Repeat every line of the listing below exactly, minus the pictures.

**Raw data**
[START]
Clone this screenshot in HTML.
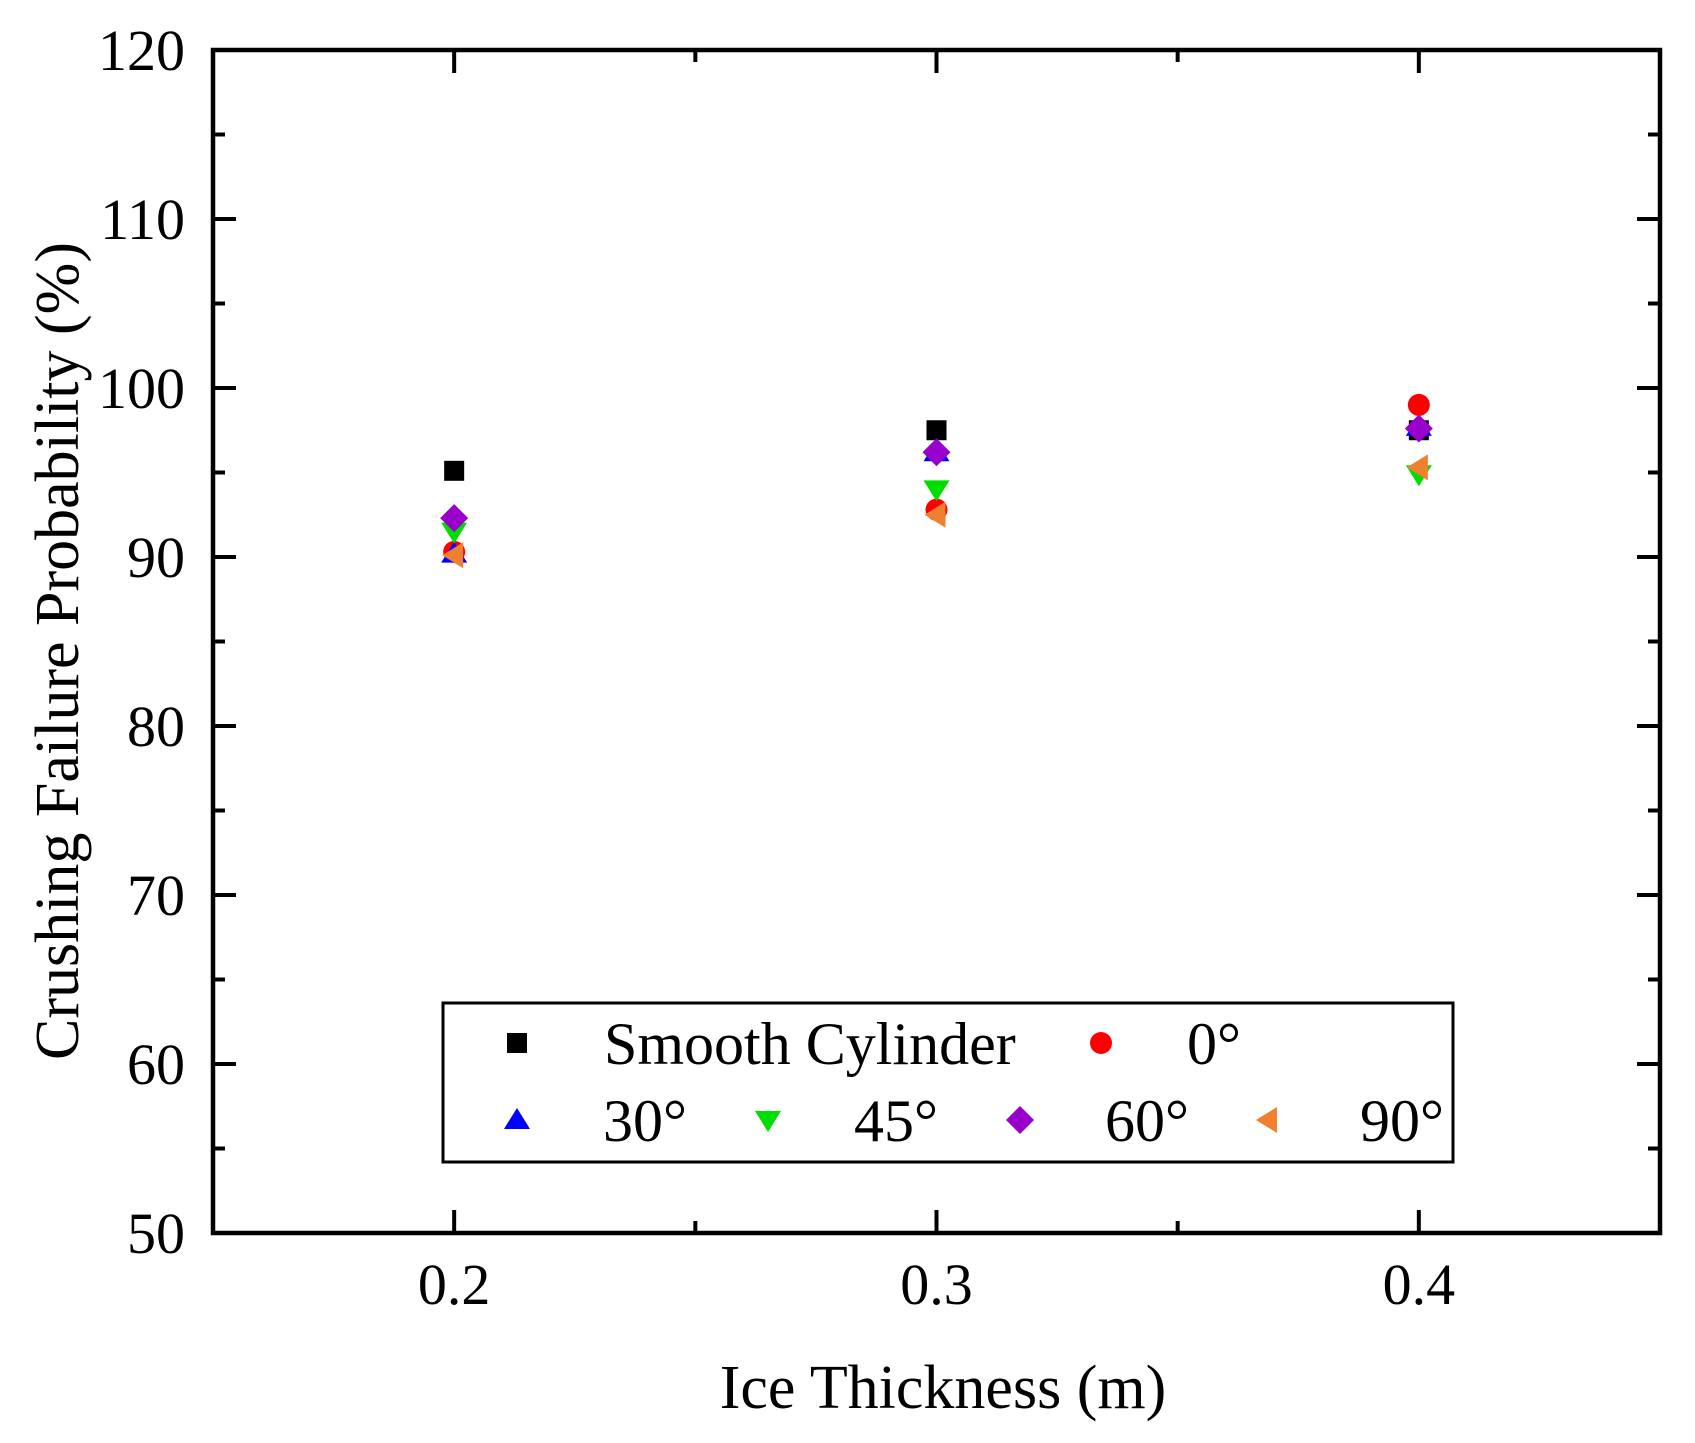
<!DOCTYPE html>
<html><head><meta charset="utf-8"><style>
html,body{margin:0;padding:0;background:#fff;}
svg{display:block;font-family:"Liberation Serif",serif;}
</style></head><body>
<svg id="chart" width="1695" height="1443" viewBox="0 0 1695 1443" xmlns="http://www.w3.org/2000/svg">
<g id="axes"></g>
<g id="marks"></g>
<g id="legend"></g>
<text x="943" y="1408" font-size="62" text-anchor="middle">Ice Thickness (m)</text>
<text transform="translate(78,651) rotate(-90)" font-size="62" text-anchor="middle">Crushing Failure Probability (%)</text>
</svg>
<script>
const categories = [0.2, 0.3, 0.4];
const seriesNames = ["Smooth Cylinder", "0°", "30°", "45°", "60°", "90°"];
const smooth = [95.1, 97.5, 97.5];
const deg0 = [90.3, 92.8, 99.0];
const deg30 = [90.2, 96.2, 97.7];
const deg45 = [91.5, 94.0, 94.9];
const deg60 = [92.3, 96.2, 97.6];
const deg90 = [90.1, 92.5, 95.3];
const yTicks = [50, 60, 70, 80, 90, 100, 110, 120];
const xTicks = [0.2, 0.3, 0.4];
const xTickLabels = ["0.2", "0.3", "0.4"];

const NS = "http://www.w3.org/2000/svg";
const L = 213, R = 1660, T = 50, B = 1233;
const xMin = 0.15, xMax = 0.45, yMin = 50, yMax = 120;
function xs(v){ return L + (v - xMin) / (xMax - xMin) * (R - L); }
function ys(v){ return B - (v - yMin) / (yMax - yMin) * (B - T); }
function mk(tag, attrs, parent){ const e = document.createElementNS(NS, tag); for (const k in attrs) e.setAttribute(k, attrs[k]); parent.appendChild(e); return e; }

const axes = document.getElementById('axes');
const frame = mk('rect', {x:L, y:T, width:R-L, height:B-T, fill:'none', stroke:'#000', 'stroke-width':4.5}, axes);



for (let i = 0; i < yTicks.length; i++) {
  const v = yTicks[i], y = ys(v);
  mk('line', {x1:L, x2:L+23, y1:y, y2:y, stroke:'#000', 'stroke-width':4}, axes);
  mk('line', {x1:R, x2:R-23, y1:y, y2:y, stroke:'#000', 'stroke-width':4}, axes);
  if (i < yTicks.length - 1) {
    const ym = ys(v + 5);
    mk('line', {x1:L, x2:L+12, y1:ym, y2:ym, stroke:'#000', 'stroke-width':4}, axes);
    mk('line', {x1:R, x2:R-12, y1:ym, y2:ym, stroke:'#000', 'stroke-width':4}, axes);
  }
  const t = mk('text', {x:185, y:y+20, 'font-size':58, 'text-anchor':'end'}, axes);
  t.textContent = String(v);
  
  
}
for (let i = 0; i < xTicks.length; i++) {
  const x = xs(xTicks[i]);
  mk('line', {x1:x, x2:x, y1:B, y2:B-23, stroke:'#000', 'stroke-width':4}, axes);
  mk('line', {x1:x, x2:x, y1:T, y2:T+23, stroke:'#000', 'stroke-width':4}, axes);
  const t = mk('text', {x:x, y:1304, 'font-size':58, 'text-anchor':'middle'}, axes);
  t.textContent = xTickLabels[i];
  
  
}
for (const v of [0.25, 0.35]) {
  const x = xs(v);
  mk('line', {x1:x, x2:x, y1:B, y2:B-12, stroke:'#000', 'stroke-width':4}, axes);
  mk('line', {x1:x, x2:x, y1:T, y2:T+12, stroke:'#000', 'stroke-width':4}, axes);
}

const colors = ['#000000', '#ff0000', '#0000ff', '#00dd00', '#9900cc', '#f08030'];
const shapes = ['square', 'circle', 'up', 'down', 'diamond', 'left'];
function marker(shape, cx, cy, color, parent){
  const s = 10;
  if (shape === 'square') return mk('rect', {x:cx-s, y:cy-s, width:2*s, height:2*s, fill:color}, parent);
  if (shape === 'circle') return mk('circle', {cx:cx, cy:cy, r:s+1, fill:color}, parent);
  let pts;
  if (shape === 'up') pts = [[cx, cy-12],[cx+13, cy+9],[cx-13, cy+9]];
  else if (shape === 'down') pts = [[cx-13, cy-9],[cx+13, cy-9],[cx, cy+12]];
  else if (shape === 'diamond') pts = [[cx, cy-14],[cx+14, cy],[cx, cy+14],[cx-14, cy]];
  else pts = [[cx-12, cy],[cx+9, cy-13],[cx+9, cy+13]];
  return mk('polygon', {points: pts.map(p => p.join(',')).join(' '), fill:color}, parent);
}

const series = [smooth, deg0, deg30, deg45, deg60, deg90];
const marks = document.getElementById('marks');
for (let s = 0; s < series.length; s++) {
  for (let i = 0; i < categories.length; i++) {
    const m = marker(shapes[s], xs(categories[i]), ys(series[s][i]), colors[s], marks);
    
    
  }
}

const legend = document.getElementById('legend');
const box = mk('rect', {x:443, y:1003, width:1010, height:159, fill:'#fff', stroke:'#000', 'stroke-width':3}, legend);


const legPos = [[517,1043,604],[1101,1043,1187],[517,1120,603],[768,1120,854],[1020,1120,1105],[1268,1120,1360]];
for (let s = 0; s < series.length; s++) {
  const p = legPos[s];
  const m = marker(shapes[s], p[0], p[1], colors[s], legend);
  
  
  const t = mk('text', {x:p[2], y:p[1]+21, 'font-size':60}, legend);
  t.textContent = seriesNames[s];
  
  
}
</script>
</body></html>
[END]
**Result of the task**
Clone this screenshot in HTML.
<!DOCTYPE html>
<html><head><meta charset="utf-8"><style>
html,body{margin:0;padding:0;background:#fff;}
svg{display:block;font-family:"Liberation Serif",serif;}
</style></head><body>
<svg id="chart" width="1695" height="1443" viewBox="0 0 1695 1443" xmlns="http://www.w3.org/2000/svg">
<g id="axes"></g>
<g id="marks"></g>
<g id="legend"></g>
<text x="943" y="1408" font-size="62" text-anchor="middle">Ice Thickness (m)</text>
<text transform="translate(78,651) rotate(-90)" font-size="62" text-anchor="middle">Crushing Failure Probability (%)</text>
</svg>
<script>
const categories = [0.2, 0.3, 0.4];
const seriesNames = ["Smooth Cylinder", "0°", "30°", "45°", "60°", "90°"];
const smooth = [95.1, 97.5, 97.5];
const deg0 = [90.3, 92.8, 99.0];
const deg30 = [90.2, 96.2, 97.7];
const deg45 = [91.5, 94.0, 94.9];
const deg60 = [92.3, 96.2, 97.6];
const deg90 = [90.1, 92.5, 95.3];
const yTicks = [50, 60, 70, 80, 90, 100, 110, 120];
const xTicks = [0.2, 0.3, 0.4];
const xTickLabels = ["0.2", "0.3", "0.4"];

const NS = "http://www.w3.org/2000/svg";
const L = 213, R = 1660, T = 50, B = 1233;
const xMin = 0.15, xMax = 0.45, yMin = 50, yMax = 120;
function xs(v){ return L + (v - xMin) / (xMax - xMin) * (R - L); }
function ys(v){ return B - (v - yMin) / (yMax - yMin) * (B - T); }
function mk(tag, attrs, parent){ const e = document.createElementNS(NS, tag); for (const k in attrs) e.setAttribute(k, attrs[k]); parent.appendChild(e); return e; }

const axes = document.getElementById('axes');
const frame = mk('rect', {x:L, y:T, width:R-L, height:B-T, fill:'none', stroke:'#000', 'stroke-width':4.5}, axes);



for (let i = 0; i < yTicks.length; i++) {
  const v = yTicks[i], y = ys(v);
  mk('line', {x1:L, x2:L+23, y1:y, y2:y, stroke:'#000', 'stroke-width':4}, axes);
  mk('line', {x1:R, x2:R-23, y1:y, y2:y, stroke:'#000', 'stroke-width':4}, axes);
  if (i < yTicks.length - 1) {
    const ym = ys(v + 5);
    mk('line', {x1:L, x2:L+12, y1:ym, y2:ym, stroke:'#000', 'stroke-width':4}, axes);
    mk('line', {x1:R, x2:R-12, y1:ym, y2:ym, stroke:'#000', 'stroke-width':4}, axes);
  }
  const t = mk('text', {x:185, y:y+20, 'font-size':58, 'text-anchor':'end'}, axes);
  t.textContent = String(v);
  
  
}
for (let i = 0; i < xTicks.length; i++) {
  const x = xs(xTicks[i]);
  mk('line', {x1:x, x2:x, y1:B, y2:B-23, stroke:'#000', 'stroke-width':4}, axes);
  mk('line', {x1:x, x2:x, y1:T, y2:T+23, stroke:'#000', 'stroke-width':4}, axes);
  const t = mk('text', {x:x, y:1304, 'font-size':58, 'text-anchor':'middle'}, axes);
  t.textContent = xTickLabels[i];
  
  
}
for (const v of [0.25, 0.35]) {
  const x = xs(v);
  mk('line', {x1:x, x2:x, y1:B, y2:B-12, stroke:'#000', 'stroke-width':4}, axes);
  mk('line', {x1:x, x2:x, y1:T, y2:T+12, stroke:'#000', 'stroke-width':4}, axes);
}

const colors = ['#000000', '#ff0000', '#0000ff', '#00dd00', '#9900cc', '#f08030'];
const shapes = ['square', 'circle', 'up', 'down', 'diamond', 'left'];
function marker(shape, cx, cy, color, parent){
  const s = 10;
  if (shape === 'square') return mk('rect', {x:cx-s, y:cy-s, width:2*s, height:2*s, fill:color}, parent);
  if (shape === 'circle') return mk('circle', {cx:cx, cy:cy, r:s+1, fill:color}, parent);
  let pts;
  if (shape === 'up') pts = [[cx, cy-12],[cx+13, cy+9],[cx-13, cy+9]];
  else if (shape === 'down') pts = [[cx-13, cy-9],[cx+13, cy-9],[cx, cy+12]];
  else if (shape === 'diamond') pts = [[cx, cy-14],[cx+14, cy],[cx, cy+14],[cx-14, cy]];
  else pts = [[cx-12, cy],[cx+9, cy-13],[cx+9, cy+13]];
  return mk('polygon', {points: pts.map(p => p.join(',')).join(' '), fill:color}, parent);
}

const series = [smooth, deg0, deg30, deg45, deg60, deg90];
const marks = document.getElementById('marks');
for (let s = 0; s < series.length; s++) {
  for (let i = 0; i < categories.length; i++) {
    const m = marker(shapes[s], xs(categories[i]), ys(series[s][i]), colors[s], marks);
    
    
  }
}

const legend = document.getElementById('legend');
const box = mk('rect', {x:443, y:1003, width:1010, height:159, fill:'#fff', stroke:'#000', 'stroke-width':3}, legend);


const legPos = [[517,1043,604],[1101,1043,1187],[517,1120,603],[768,1120,854],[1020,1120,1105],[1268,1120,1360]];
for (let s = 0; s < series.length; s++) {
  const p = legPos[s];
  const m = marker(shapes[s], p[0], p[1], colors[s], legend);
  
  
  const t = mk('text', {x:p[2], y:p[1]+21, 'font-size':60}, legend);
  t.textContent = seriesNames[s];
  
  
}
</script>
</body></html>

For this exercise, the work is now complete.